[Data provided]:

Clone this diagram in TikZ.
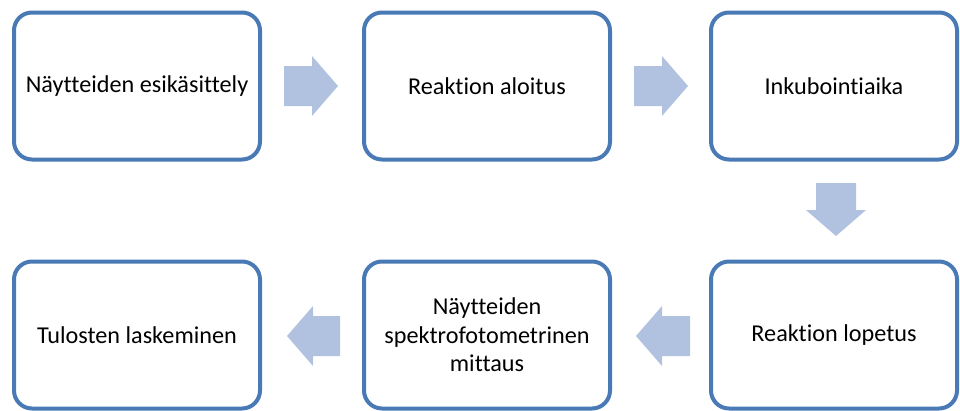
\documentclass[tikz,border=0pt]{standalone}
\usepackage{fontspec}
\setmainfont[Ligatures=NoCommon]{Carlito}
\definecolor{boxline}{HTML}{4A7AB5}
\definecolor{arrowfill}{HTML}{B0C2DF}
\begin{document}
\begin{tikzpicture}[x=1pt,y=-1pt,
  stepbox/.style={draw=boxline, line width=4pt, rounded corners=18pt, fill=white,
    minimum width=246pt, minimum height=147pt, align=center, inner sep=4pt,
    font=\fontsize{24.2}{28.5}\selectfont, text=black},
  flowarrow/.style={fill=arrowfill, draw=none}]
\useasboundingbox (0,0) rectangle (960,410);
\node[stepbox] (b1) at (137,86) {Näytteiden esikäsittely};
\node[stepbox] (b2) at (487,86) {Reaktion aloitus};
\node[stepbox] (b3) at (834,86) {Inkubointiaika};
\node[stepbox] (b4) at (834,335) {Reaktion lopetus};
\node[stepbox] (b5) at (487,335) {Näytteiden\\spektrofotometrinen\\mittaus};
\node[stepbox] (b6) at (137,335) {Tulosten laskeminen};
% right arrows
\fill[flowarrow] (284,66) -- (312,66) -- (312,56) -- (338,86) -- (312,116) -- (312,106) -- (284,106) -- cycle;
\fill[flowarrow] (634,66) -- (662,66) -- (662,56) -- (688,86) -- (662,116) -- (662,106) -- (634,106) -- cycle;
% down arrow
\fill[flowarrow] (816,183) -- (856,183) -- (856,210) -- (866,210) -- (836,236) -- (806,210) -- (816,210) -- cycle;
% left arrows
\fill[flowarrow] (690,316) -- (662,316) -- (662,306) -- (636,336) -- (662,366) -- (662,356) -- (690,356) -- cycle;
\fill[flowarrow] (340,316) -- (313,316) -- (313,306) -- (287,336) -- (313,366) -- (313,356) -- (340,356) -- cycle;
\end{tikzpicture}
\end{document}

[What to work on]: Using the data above, write out every line exactly, leaving the images behind.

[Answer to this task]:
Clone this diagram in TikZ.
\documentclass[tikz,border=0pt]{standalone}
\usepackage{fontspec}
\setmainfont[Ligatures=NoCommon]{Carlito}
\definecolor{boxline}{HTML}{4A7AB5}
\definecolor{arrowfill}{HTML}{B0C2DF}
\begin{document}
\begin{tikzpicture}[x=1pt,y=-1pt,
  stepbox/.style={draw=boxline, line width=4pt, rounded corners=18pt, fill=white,
    minimum width=246pt, minimum height=147pt, align=center, inner sep=4pt,
    font=\fontsize{24.2}{28.5}\selectfont, text=black},
  flowarrow/.style={fill=arrowfill, draw=none}]
\useasboundingbox (0,0) rectangle (960,410);
\node[stepbox] (b1) at (137,86) {Näytteiden esikäsittely};
\node[stepbox] (b2) at (487,86) {Reaktion aloitus};
\node[stepbox] (b3) at (834,86) {Inkubointiaika};
\node[stepbox] (b4) at (834,335) {Reaktion lopetus};
\node[stepbox] (b5) at (487,335) {Näytteiden\\spektrofotometrinen\\mittaus};
\node[stepbox] (b6) at (137,335) {Tulosten laskeminen};
% right arrows
\fill[flowarrow] (284,66) -- (312,66) -- (312,56) -- (338,86) -- (312,116) -- (312,106) -- (284,106) -- cycle;
\fill[flowarrow] (634,66) -- (662,66) -- (662,56) -- (688,86) -- (662,116) -- (662,106) -- (634,106) -- cycle;
% down arrow
\fill[flowarrow] (816,183) -- (856,183) -- (856,210) -- (866,210) -- (836,236) -- (806,210) -- (816,210) -- cycle;
% left arrows
\fill[flowarrow] (690,316) -- (662,316) -- (662,306) -- (636,336) -- (662,366) -- (662,356) -- (690,356) -- cycle;
\fill[flowarrow] (340,316) -- (313,316) -- (313,306) -- (287,336) -- (313,366) -- (313,356) -- (340,356) -- cycle;
\end{tikzpicture}
\end{document}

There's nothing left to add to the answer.